# Eye Drop Recommendations?



## wuzilla (Sep 9, 2008)

I'm finding that on longer rides, my eyes tend to get a little dry. Which causes more squinting/blinking. Which leads to hitting things as my vision gets blurred.

So, decided to buy some drops and carry with me on rides. Stopped by the local pharmacy, and got really overwhelmed by the choices - there were like 30 to choose from! I checked out the ingredients, and couldn't really pin-point any common ones. The last time I went shopping for this stuff, I picked up an allergy specific type - that stuff burned my eyes more then help (swore it made things feel dilated, too). 

Any thoughts on what ingredients to look for in a general lubricating eye-drop? I tend to search ingredients as opposed to brand - half saving money, half not trusting drug company hype. Inter-webs didn't help - just lots of hype from the manufacturers.


----------



## steadite (Jan 13, 2007)

I have seriously dry eyes and love these gel drops...lasts for hours. Kinda gooey tho.

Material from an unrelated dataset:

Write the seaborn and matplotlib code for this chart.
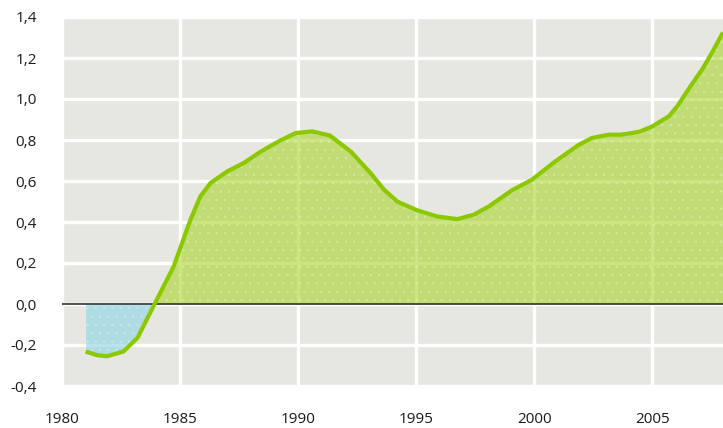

Alcon Systane Gel Drops Lubricant Eye Gel (.33 fl. oz.)


----------



## wi1trackrider (Jan 26, 2004)

Do you wear contacts? I do. I don't have the need for drops while riding, but at home I use Target's house brand drops. Work well, and are resonably priced. Maybe they make a solution for non contact wearing individuals if you fall in that catagory.


----------



## desnaephoto (Jun 11, 2009)

I carry the Refresh Plus drops as they are in small individual containers (I get about 4 drops per eye) so I don't worry about losing them. Easy to carry, small, and works for me. You may have different luck.


----------



## EJ_92606 (Jul 11, 2004)

steadite said:


> I have seriously dry eyes and love these gel drops...lasts for hours. Kinda gooey tho.
> 
> Alcon Systane Gel Drops Lubricant Eye Gel (.33 fl. oz.)


This!









The gel drops are primarily for nightime use as they can blur your vision, so IMO stick with the regular Systane for daytime use.


----------



## thickfog (Oct 29, 2010)

Have some super dry eyes after lasik two years ago. 
Systane are the only drops that work for me. Tried everything.


----------



## yetiasx (Feb 6, 2006)

have you tried viagra eye drops,they make you look hard


----------



## The Novice (Jan 25, 2011)

I work for Alcon, the manufacturer of Systane. I used to sell Systane and it is a great product. Another Systane brand you can try out is Systane Balance. It is actually made for people that have "evaporative" dry eye. This is basically what you get when riding because the air dehydrates your tear film. It is kind of milky but the sensation goes away immediately and it works great. Stop by any eye doctor and they most likely will give you a sample of it. There are no generics like this product, the only thing that might be the same is Soothe XP but I think it was recalled a while ago and not sure if its on the market yet. I don't sell this anymore so there is truly nothing in it for me if you buy it or not but the stuff really works great. Good luck


----------



## Trigger (Mar 14, 2005)

Systane Lubricant Eye Drops Preservative Free Single Use Vials


----------



## shreddr (Oct 10, 2009)

Is this over the counter?


----------



## pzvi (Aug 15, 2013)

desnaephoto said:


> I carry the Refresh Plus drops as they are in small individual containers (I get about 4 drops per eye) so I don't worry about losing them. Easy to carry, small, and works for me. You may have different luck.


I use this same brand from Costco. Even though they don't mentioned it, the little plastic tube is actually resealable. So, you can put a drop of two in your eyes and then reseal the tube and put it back into your pocket till next time. Very economical that way. A box will last me months.

YKN


----------



## DaHeckler (Jan 18, 2009)

My eyes actually get really watery when I am goin down hills or carrying any speed, does that happen to anyone else? It ps actually the main reason I wear glasses while riding, keeps wind out and prevents tearing up


----------